Taking a more balanced view of tackling the factors contributing the backlog avoids unnecessary risk in a long term strategy for operational improvement. And help is at hand to tackle many of the root causes.
Arguably the best place to start is with greater focus on the backlog at a systemic level. Isolating and planning backlog busting projects is facilitated by new incarnations of application knowledge technology, and smarter tools for making application changes.
Getting the work done needs the right resources. Lots of people are learning COBOL and many of the companies supposedly struggling with ‘legacy’ systems are at the forefront of the digital economy.
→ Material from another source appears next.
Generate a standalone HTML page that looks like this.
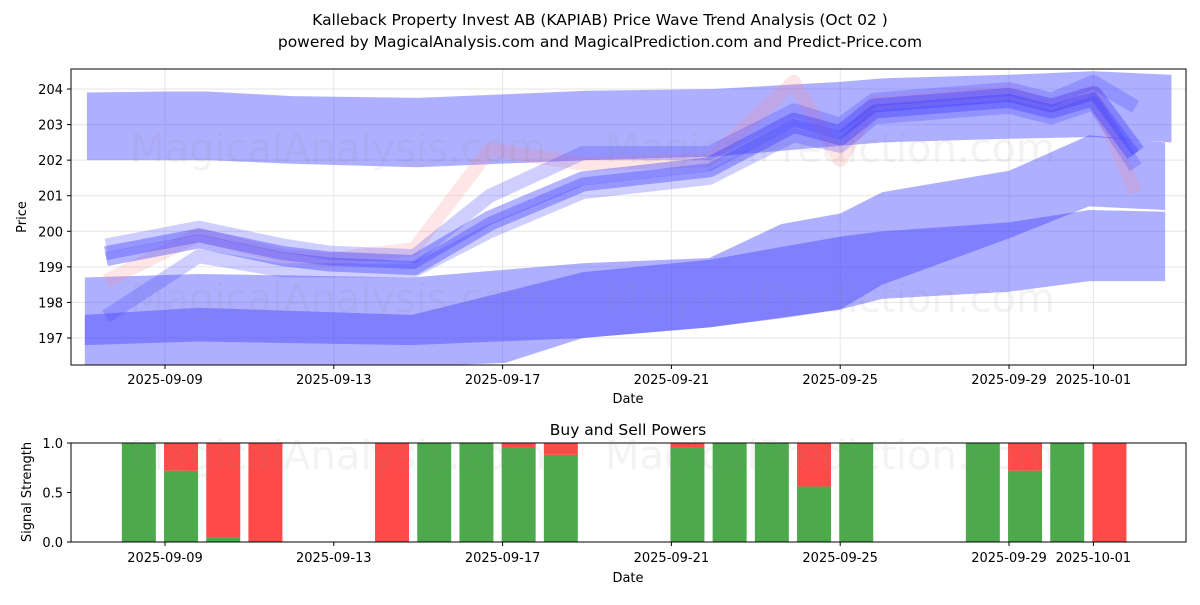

Longer term, training new generations of Enterprise techies is important. Efforts from Micro Focus and IBM’s master the mainframe initiative suggest that the problem is being met by some smart thinking all round, while the recent celebrations around the mainframe’s 50th birthday have added further impetus to a broader appreciation of the value of that platform.
You’re All Set
The phrase ‘IT Debt’ is surrounded by ambiguity, which hasn’t helped the industry understand the problem well. Conjecture over the relevance of underlying platform hasn’t helped either. Backlogs are caused by multifarious issues, and it is important to examine those causes within your organization, rather than reacting to the headline of IT Debt.
Today, establishing a successful mitigation strategy that tackles root causes is a genuine possibility. The backlog burden need not be out of control. Embracing change by seeking to enhance existing, valuable IT assets using smarter processes and technology, enables backlog to be managed effectively, and without introducing risky, unnecessarily draconian change.